Thursday, November 10, 2011

breaking up is hard to do

i listened to tuesday's planet money podcast this morning in which they consider how greece might exit the euro by looking at what happened with the breakup of the austro-hungarian monetary union. apparently, it didn't go so well.

but that made me wonder why only look at that example for a common currency exit scenario. there are a ton of other examples of countries leaving a common currency. the ones that come to my mind are:

(1) mali leaving the west african CFA in 1961 (mali rejoined the CFA zone in 1984).
(2) mauritania leaving the west african CFA in 1973.
(3) the exit of 14 former soviet republics from the ruble zone between 1992 and 1995.
(4) the split of the czechoslovak koruna into the czech koruna and slovak koruna in 1993.

then there's this whole complicated mess that i haven't been able to make sense of, but which probably involves the comings and goings of various countries from the various common currency regimes of the british empire.

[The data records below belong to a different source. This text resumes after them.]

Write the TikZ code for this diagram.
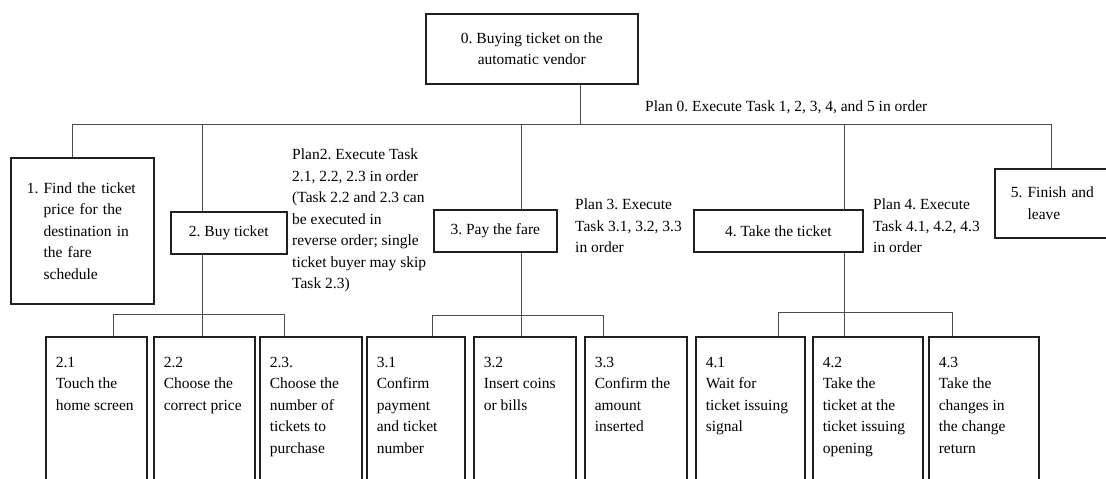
\documentclass[tikz,border=0pt]{standalone}
\usepackage{fontspec}
\setmainfont{Liberation Serif}
\frenchspacing
\newcommand\cellt[2]{\parbox[c][160pt][t]{#1}{\raggedright\vspace*{20pt}#2}}
\begin{document}
\begin{tikzpicture}[x=1pt,y=-1pt,
  font=\fontsize{15.5pt}{21.5pt}\selectfont,
  box/.style={draw=black!88, line width=1.6pt, inner sep=0pt},
  cell/.style={box, anchor=north west, inner xsep=10pt, inner ysep=0pt},
  plan/.style={anchor=north west, inner sep=0pt, align=left},
  conn/.style={draw=black!70, line width=0.9pt}]
\useasboundingbox (0,0) rectangle (1106,479);
\clip (0,0) rectangle (1106,479);
\fill[white] (0,0) rectangle (1106,479);
% top
\node[box, anchor=north west, minimum width=212pt, minimum height=70pt, align=center] (n0) at (425,13) {0. Buying ticket on the\\automatic vendor};
\node[anchor=west, inner sep=0pt] (p0) at (645,107) {Plan 0. Execute Task 1, 2, 3, 4, and 5 in order};
% level 1
\node[box, anchor=north west, inner xsep=16pt, text width=111pt, minimum height=146pt, align=left] (n1) at (10,157)
  {1. Find the ticket\\\phantom{1. }price for the\\\phantom{1. }destination in\\\phantom{1. }the fare\\\phantom{1. }schedule};
\node[box, anchor=north west, minimum width=116pt, minimum height=42pt] (n2) at (170,211) {2. Buy ticket};
\node[box, anchor=north west, minimum width=123pt, minimum height=42pt] (n3) at (433,209) {3. Pay the fare};
\node[box, anchor=north west, minimum width=169pt, minimum height=42pt] (n4) at (693,209) {4. Take the ticket};
\node[box, anchor=north west, inner xsep=16pt, text width=110pt, minimum height=69pt, align=left] (n5) at (994,168)
  {5. Finish and\\\phantom{5. }leave};
% plans
\node[plan] (p2) at (292,149) {Plan2. Execute Task\\2.1, 2.2, 2.3 in order\\(Task 2.2 and 2.3 can\\be executed in\\reverse order; single\\ticket buyer may skip\\Task 2.3)};
\node[plan] (p3) at (575,199) {Plan 3. Execute\\Task 3.1, 3.2, 3.3\\in order};
\node[plan] (p4) at (873,199) {Plan 4. Execute\\Task 4.1, 4.2, 4.3\\in order};
% level 2
\node[cell] (b21) at (45,336)  {\cellt{81pt}{2.1\\Touch the\\home screen}};
\node[cell] (b22) at (153,336) {\cellt{81pt}{2.2\\Choose the\\correct price}};
\node[cell] (b23) at (259,336) {\cellt{82pt}{2.3.\\Choose the\\number of\\tickets to\\purchase}};
\node[cell] (b31) at (366,336) {\cellt{78pt}{3.1\\Confirm\\payment\\and ticket\\number}};
\node[cell] (b32) at (473,336) {\cellt{82pt}{3.2\\Insert coins\\or bills}};
\node[cell] (b33) at (584,336) {\cellt{82pt}{3.3\\Confirm the\\amount\\inserted}};
\node[cell] (b41) at (695,336) {\cellt{89pt}{4.1\\Wait for\\ticket issuing\\signal}};
\node[cell] (b42) at (812,336) {\cellt{90pt}{4.2\\Take the\\ticket at the\\ticket issuing\\opening}};
\node[cell] (b43) at (928,336) {\cellt{90pt}{4.3\\Take the\\changes in\\the change\\return}};
% connectors level 0-1
\coordinate (t0) at (580,124);
\coordinate (hL) at (72,124);
\coordinate (hR) at (1051,124);
\coordinate (x2) at (202,124);
\coordinate (x3) at (521,124);
\coordinate (x4) at (844,124);
\draw[conn] (n0.south -| t0) -- (t0);
\draw[conn] (n1.north -| hL) -- (hL) -- (hR) -- (n5.north -| hR);
\draw[conn] (x2) -- (n2.north -| x2);
\draw[conn] (x3) -- (n3.north -| x3);
\draw[conn] (x4) -- (n4.north -| x4);
% group 2
\coordinate (g2L) at (113,314);
\coordinate (g2C) at (202,314);
\coordinate (g2R) at (284,314);
\draw[conn] (n2.south -| g2C) -- (b22.north -| g2C);
\draw[conn] (b21.north -| g2L) -- (g2L) -- (g2R) -- (b23.north -| g2R);
% group 3
\coordinate (g3L) at (432,315);
\coordinate (g3C) at (521,315);
\coordinate (g3R) at (603,315);
\draw[conn] (n3.south -| g3C) -- (b32.north -| g3C);
\draw[conn] (b31.north -| g3L) -- (g3L) -- (g3R) -- (b33.north -| g3R);
% group 4
\coordinate (g4L) at (778,312);
\coordinate (g4C) at (844,312);
\coordinate (g4R) at (952,312);
\draw[conn] (n4.south -| g4C) -- (b42.north -| g4C);
\draw[conn] (b41.north -| g4L) -- (g4L) -- (g4R) -- (b43.north -| g4R);
\end{tikzpicture}
\end{document}
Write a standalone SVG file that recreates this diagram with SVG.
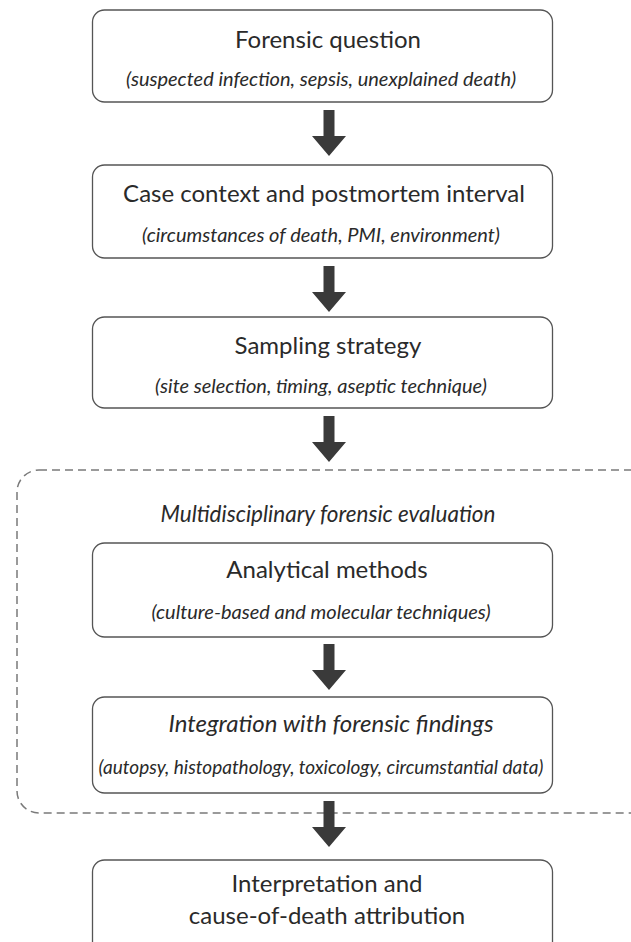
<svg xmlns="http://www.w3.org/2000/svg" width="631" height="942" viewBox="0 0 631 942">
<defs>
<style>
.box{fill:#ffffff;stroke:#555555;stroke-width:1.3}
.t{font-family:Lato,"Open Sans","Liberation Sans",sans-serif;font-size:24px;fill:#2a2a2a;text-anchor:middle}
.ti{font-family:Lato,"Open Sans","Liberation Sans",sans-serif;font-size:24px;font-style:italic;fill:#2a2a2a;text-anchor:middle}
.s{font-family:Lato,"Open Sans","Liberation Sans",sans-serif;font-size:20px;font-style:italic;fill:#2a2a2a;text-anchor:middle}
.grp{fill:none;stroke:#7a7a7a;stroke-width:1.5;stroke-dasharray:8 5}
.arr{fill:#3a3a3a}
</style>
<path id="ar" d="M-5.5,0 H5.5 V26 H17 L0,46 L-17,26 H-5.5 Z"/>
</defs>
<rect width="631" height="942" fill="#ffffff"/>
<g id="group-multidisciplinary">
<rect class="grp" x="17" y="470" width="640" height="343" rx="22"/>
<text class="ti" x="328" y="522" style="font-size:22.5px">Multidisciplinary forensic evaluation</text>
</g>
<g id="node-question">
<rect class="box" x="92.5" y="10" width="460" height="92" rx="12"/>
<text class="t" x="328" y="48">Forensic question</text>
<text class="s" x="321" y="86">(suspected infection, sepsis, unexplained death)</text>
</g>
<g id="node-context">
<rect class="box" x="92.5" y="165" width="460" height="93" rx="12"/>
<text class="t" x="324" y="202">Case context and postmortem interval</text>
<text class="s" x="321" y="242">(circumstances of death, PMI, environment)</text>
</g>
<g id="node-sampling">
<rect class="box" x="92.5" y="317" width="460" height="91" rx="12"/>
<text class="t" x="328" y="354">Sampling strategy</text>
<text class="s" x="321" y="393">(site selection, timing, aseptic technique)</text>
</g>
<g id="node-analytical">
<rect class="box" x="92.5" y="543" width="460" height="94" rx="12"/>
<text class="t" x="327" y="578">Analytical methods</text>
<text class="s" x="321" y="619">(culture-based and molecular techniques)</text>
</g>
<g id="node-integration">
<rect class="box" x="92.5" y="697" width="460" height="96" rx="12"/>
<text class="ti" x="331" y="732">Integration with forensic findings</text>
<text class="s" x="321" y="774" style="font-size:19px">(autopsy, histopathology, toxicology, circumstantial data)</text>
</g>
<g id="node-interpretation">
<rect class="box" x="92.5" y="860" width="460" height="100" rx="12"/>
<text class="t" x="327" y="892">Interpretation and</text>
<text class="t" x="327" y="924">cause-of-death attribution</text>
</g>
<g id="connectors">
<use href="#ar" class="arr" x="329" y="110"/>
<use href="#ar" class="arr" x="329" y="266"/>
<use href="#ar" class="arr" x="329" y="416"/>
<use href="#ar" class="arr" x="329" y="644"/>
<use href="#ar" class="arr" x="329" y="801"/>
</g>
</svg>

the bottom line is that stuff like this has happened before several times over. aside from kazakhstan's exit from the ruble zone (a story might not be the best example for what would happen to greece because kazakhstan's exit in 1993 was in the midst of the economic turmoil that came with the collapse of a superpower), i don't know the details of what happened in each of those cases. but presumably some went better than others. (stergios skaperdas mentions that the czech-slovak currency breakup, like the rest of their breakup, went fairly well). maybe someone could look into those other cases to see what factors made things better or worse.

just something to think about if you're going for the wolfson economics prize (pdf).